Dave was on top of me. He was full of fire. Eager. I was about to open my mouth and tell him I wanted to check my phone. “Leave it,” he said. “You can’t back out now.” I stayed silent. And he pushed himself into me. It hurt. It was no longer the fiery passion I knew after all this time. It was not what I had expected. My whole body went stiff. I felt him inside of me. “Do you want me to go fast or slow?” “Just do it. Quick,” I told him. It wasn’t sensual as I had always imagined in my head that first time. As soon as it was over, I checked my phone. It was my dad sending me a text message. Asking me how I was. I left his house, him walking me to the door and kissing me on my forehead. I remembered thinking, what’s for dinner? I decided to walk it to Sainsbury’s near Dave’s house. As I picked up a beer jerky, my favourite snack, I remembered walking around and noticing everyone. “I’m now just like you. All of you. I’m no longer a virgin.” But I could not for the life of me shrug off that feeling. Why did Dad send me that text? Why did it come as soon as I asked for God’s presence?
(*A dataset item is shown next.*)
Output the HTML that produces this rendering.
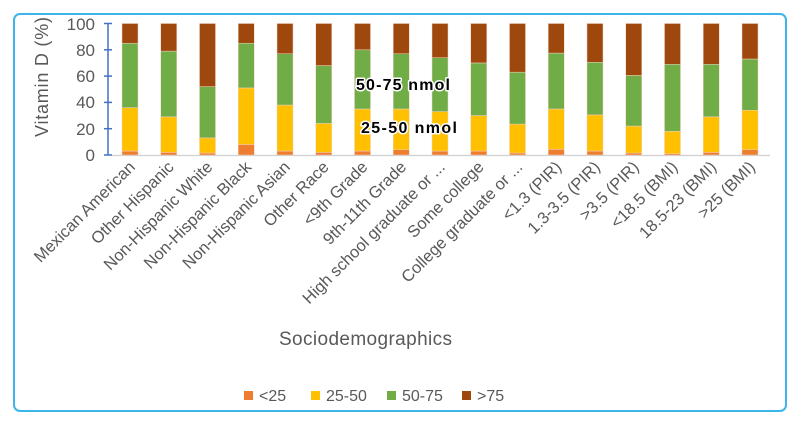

Why was it almost instantaneous? I walked around Sainsbury’s gathering food for my dinner, cooked up a meal, ate quietly in my dorm room and went to sleep.

We stayed in our relationship for 10 months after that. I had turned into someone I could not even recognize myself. I lost all innocence. I lost my sense of self-identity. I was no longer the virgin, the innocent 17 year old Asian girl image I had in my head. I was just like everybody else now. I had nothing special to differ me from other people. Could I have seen myself building a marriage together with him? Sure, he was moody as hell. But that wouldn’t be Dave if he wasn’t moody. Looking back on it now, that was his balance. Without his moodiness, he wouldn’t be the creative genius that he is. The scriptwriter. My assistant Director. We worked so well in a team during our College days. His genius dark scriptwriting — almost reminded me of Chuck Palahniuk, both of us fangirling over Fight Club. His dark sense of humour, he came from a very dark place. But that was his balance. That was his sensuality. We met because we both came from places of darkness. He embraced his darkness just as I had mine, but we didn’t deny it. We were both just as imaginative and just as crazy about each other, but had no idea how to get any closer than we did. Dave is still a friend of mine, we continue to communicate over Facebook message and I have no hard feelings for him. In fact, I’m grateful he took my heart, my innocence, he had always been a gentleman to me. But he also took my identity. And had it not been for the divorce and a divine intervention from the universe by presenting me with other figures in my life, I don’t think I would have realized that first time that I lost my sense of innocence and my self-identity. It then set the pace for the rest of my life up until this present moment — the blossoming of my awareness and consciousness. But I’ll leave that story for another separate piece.